The problem here is that you do use to_string()
to turn each item into an owned value, this is done lazily. Since it's lazy, the value before to_string is used (a &str
) still exists in the returned iterator's state, and thus is invalid (since the source String is dropped as soon as your map
closure returns).
Naive solution
The simplest solution here is to remove the lazy evaluation for that part of the iterator, and simply allocate all tokens as soon as the line is allocated. This will not be as fast, and will involve an additional allocation, but has minimal changes from your current function, and keeps the same signature:
// Returns an iterator of an iterator. The use case is a very large file where
// each line is very long. The outer iterator goes over the file's lines.
// The inner iterator returns the words of each line.
pub fn tokens_from_path<P>(path_arg: P) -> BoxIter<BoxIter<String>>
where
P: AsRef<Path>
{
let reader = reader_from_path(path_arg);
let iter = reader.lines()
.filter_map(|result| result.ok())
.map(|s| {
let collected = tokens_from_str(&s).collect::<Vec<_>>();
Box::new(collected.into_iter()) as Box<Iterator<Item=String>>
});
Box::new(iter)
}
This solution will be fine for any small workload, and it will only allocate about twice as much memory for the line at the same time. There's a performance penalty, but unless you have 10mb+ lines, it probably won't matter.
If you do choose this solution, I'd recommend changing the function signature of tokens_from_path
to directly return a BoxIter<String>
:
pub fn tokens_from_path<P>(path_arg: P) -> BoxIter<String>
where
P: AsRef<Path>
{
let reader = reader_from_path(path_arg);
let iter = reader.lines()
.filter_map(|result| result.ok())
.flat_map(|s| {
let collected = tokens_from_str(&s).collect::<Vec<_>>();
Box::new(collected.into_iter()) as Box<Iterator<Item=String>>
});
Box::new(iter)
}
Alternative: decouple tokens_from_path
and tokens_from_str
The original code doesn't work because you are trying to return borrows to a String which you don't return.
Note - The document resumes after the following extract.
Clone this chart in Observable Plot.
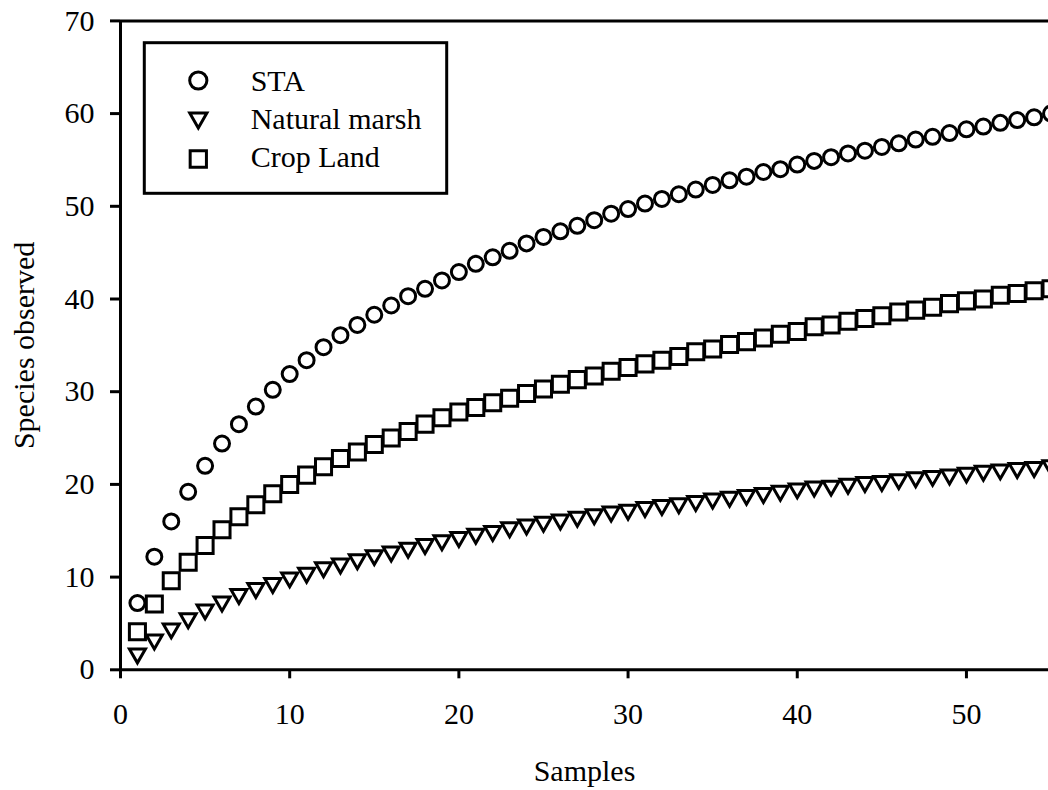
<!DOCTYPE html>
<html><head><meta charset="utf-8">
<script src="https://cdn.jsdelivr.net/npm/d3@7"></script>
<script src="https://cdn.jsdelivr.net/npm/@observablehq/plot@0.6"></script>
<style>
body{margin:0;background:#fff;}
#wrap{position:relative;width:1048px;height:790px;overflow:hidden;}
#legend{position:absolute;left:0;top:0;pointer-events:none;}
</style></head><body><div id="wrap"></div>
<script>
// ---- data ----
const samples = [1,2,3,4,5,6,7,8,9,10,11,12,13,14,15,16,17,18,19,20,21,22,23,24,25,26,27,28,29,30,31,32,33,34,35,36,37,38,39,40,41,42,43,44,45,46,47,48,49,50,51,52,53,54,55];
const sta = [7.2,12.2,16.0,19.2,22.0,24.4,26.5,28.4,30.2,31.9,33.4,34.8,36.1,37.2,38.3,39.3,40.3,41.1,42.0,42.9,43.8,44.5,45.2,46.0,46.7,47.3,47.9,48.5,49.2,49.7,50.3,50.8,51.3,51.8,52.3,52.8,53.2,53.7,54.0,54.5,54.9,55.3,55.7,56.0,56.4,56.8,57.2,57.5,57.9,58.3,58.6,59.0,59.3,59.6,60.0];
const marsh = [1.5,3.0,4.2,5.3,6.25,7.1,7.9,8.55,9.1,9.7,10.2,10.8,11.2,11.65,12.1,12.5,12.9,13.3,13.7,14.05,14.4,14.7,15.1,15.4,15.7,15.95,16.25,16.5,16.8,17.0,17.3,17.5,17.7,17.95,18.2,18.4,18.6,18.8,19.05,19.3,19.5,19.6,19.8,20.0,20.1,20.3,20.5,20.65,20.8,21.0,21.2,21.35,21.5,21.6,21.8];
const crop = [4.1,7.1,9.6,11.6,13.4,15.1,16.5,17.8,19.0,20.0,21.0,21.9,22.8,23.5,24.3,25.0,25.7,26.5,27.2,27.8,28.3,28.8,29.3,29.8,30.3,30.8,31.3,31.7,32.2,32.6,33.0,33.4,33.8,34.3,34.6,35.1,35.4,35.8,36.2,36.5,37.0,37.2,37.6,37.9,38.2,38.6,38.8,39.1,39.5,39.8,40.0,40.4,40.6,40.9,41.1];
const seriesNames = ["STA", "Natural marsh", "Crop Land"];
const xTicks = [0,10,20,30,40,50];
const yTicks = [0,10,20,30,40,50,60,70];
const xLabel = "Samples";
const yLabel = "Species observed";

// ---- symbols ----
const circleSym = {draw(ctx, size){const r=Math.sqrt(size/Math.PI); ctx.moveTo(r,0); ctx.arc(0,0,r,0,2*Math.PI); ctx.closePath();}};
const squareSym = {draw(ctx, size){const r=Math.sqrt(size/Math.PI); const h=r*1.07; ctx.moveTo(-h,-h); ctx.lineTo(h,-h); ctx.lineTo(h,h); ctx.lineTo(-h,h); ctx.closePath();}};
const triDownSym = {draw(ctx, size){const r=Math.sqrt(size/Math.PI); const w=r*1.07, hh=r*0.93; ctx.moveTo(-w,-hh); ctx.lineTo(w,-hh); ctx.lineTo(0,hh); ctx.closePath();}};
const symbols = [circleSym, triDownSym, squareSym];

const rows = (vals) => samples.map((s,i)=>({x:s, y:vals[i]}));
const FONT = "'Liberation Serif', 'Times New Roman', serif";
const SW = 3;
const MR = 7.5;

const chart = Plot.plot({
  width: 1048, height: 790,
  marginLeft: 120, marginRight: 0, marginTop: 20.4, marginBottom: 120.7,
  style: {fontFamily: FONT, fontSize: "30px", background: "white", color: "black"},
  x: {domain: [0, 54.85]},
  y: {domain: [0, 70]},
  marks: [
    Plot.ruleY([0], {stroke: "black", strokeWidth: SW}),
    Plot.ruleY([70], {stroke: "black", strokeWidth: SW}),
    Plot.ruleX([0], {stroke: "black", strokeWidth: SW}),
    Plot.axisX({ticks: xTicks, tickSize: 9, tickPadding: 24, strokeWidth: SW, fontSize: 30, label: null, stroke: "black", fill: "black"}),
    Plot.axisY({ticks: yTicks, tickSize: 10, tickPadding: 16, strokeWidth: SW, fontSize: 30, label: null, stroke: "black", fill: "black"}),
    Plot.dot(rows(marsh), {x: "x", y: "y", r: MR, symbol: triDownSym, stroke: "black", fill: "white", strokeWidth: SW}),
    Plot.dot(rows(crop), {x: "x", y: "y", r: MR, symbol: squareSym, stroke: "black", fill: "white", strokeWidth: SW}),
    Plot.dot(rows(sta), {x: "x", y: "y", r: MR, symbol: circleSym, stroke: "black", fill: "white", strokeWidth: SW}),
    Plot.text([yLabel], {text: d => d, frameAnchor: "left", textAnchor: "middle", lineAnchor: "middle", rotate: -90, dx: -96, fontSize: 30, fill: "black"}),
    Plot.text([xLabel], {text: d => d, frameAnchor: "bottom", textAnchor: "middle", lineAnchor: "middle", dy: 102, fontSize: 30, fill: "black"})
  ]
});
const wrap = document.getElementById("wrap");
wrap.appendChild(chart);

// ---- legend (inside plot area, top-left) ----
const lg = d3.create("svg").attr("id","legend").attr("width",1048).attr("height",790);
lg.append("rect").attr("x",144.3).attr("y",42.7).attr("width",302.4).attr("height",150.6)
  .attr("fill","white").attr("stroke","black").attr("stroke-width",SW);
const legR = [8.6, 8.0, 7.6];
const symY = [80.5, 120.5, 159];
const txtY = [90.5, 129, 167];
seriesNames.forEach((name,i)=>{
  lg.append("path").attr("transform",`translate(198.3,${symY[i]})`)
    .attr("d", d3.symbol(symbols[i], Math.PI*legR[i]*legR[i])())
    .attr("fill","white").attr("stroke","black").attr("stroke-width",SW);
  lg.append("text").attr("x",250.7).attr("y",txtY[i]).attr("font-family",FONT).attr("font-size",30)
    .attr("fill","black").text(name);
});
wrap.appendChild(lg.node());
</script></body></html>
We can fix that by returning the String instead - just hidden behind an opaque API. This is pretty similar to breeden's solution, but slightly different in execution.
use std::fs::{File};
use std::io::{BufRead, BufReader};
use std::path::Path;
type BoxIter<T> = Box<Iterator<Item=T>>;
/// Structure representing in our code a line, but with an opaque API surface.
pub struct TokenIntermediate(String);
impl<'a> IntoIterator for &'a TokenIntermediate {
type Item = String;
type IntoIter = Box<Iterator<Item=String> + 'a>;
fn into_iter(self) -> Self::IntoIter {
// delegate to tokens_from_str
tokens_from_str(&self.0)
}
}
fn tokens_from_str<'a>(text: &'a str) -> Box<Iterator<Item=String> + 'a> {
Box::new(text.lines().flat_map(|s|
s.split_whitespace().map(|s| s.to_string())
))
}
// Returns an iterator of an iterator. The use case is a very large file where
// each line is very long. The outer iterator goes over the file's lines.
// The inner iterator returns the words of each line.
pub fn token_parts_from_path<P>(path_arg: P) -> BoxIter<TokenIntermediate>
where
P: AsRef<Path>
{
let reader = reader_from_path(path_arg);
let iter = reader.lines()
.filter_map(|result| result.ok())
.map(|s| TokenIntermediate(s));
Box::new(iter)
}
fn reader_from_path<P>(path_arg: P) -> BufReader<File>
where P: AsRef<Path> {
let path = path_arg.as_ref();
let file = File::open(path).unwrap();
BufReader::new(file)
}
As you notice, there's no difference to tokens_from_str
, and tokens_from_path
just returns this opaque TokenIntermediate
struct. This will be just as usable as your original solution, all it does is push the ownership of your intermediate String
values onto the caller, so they can iterate the tokens in them.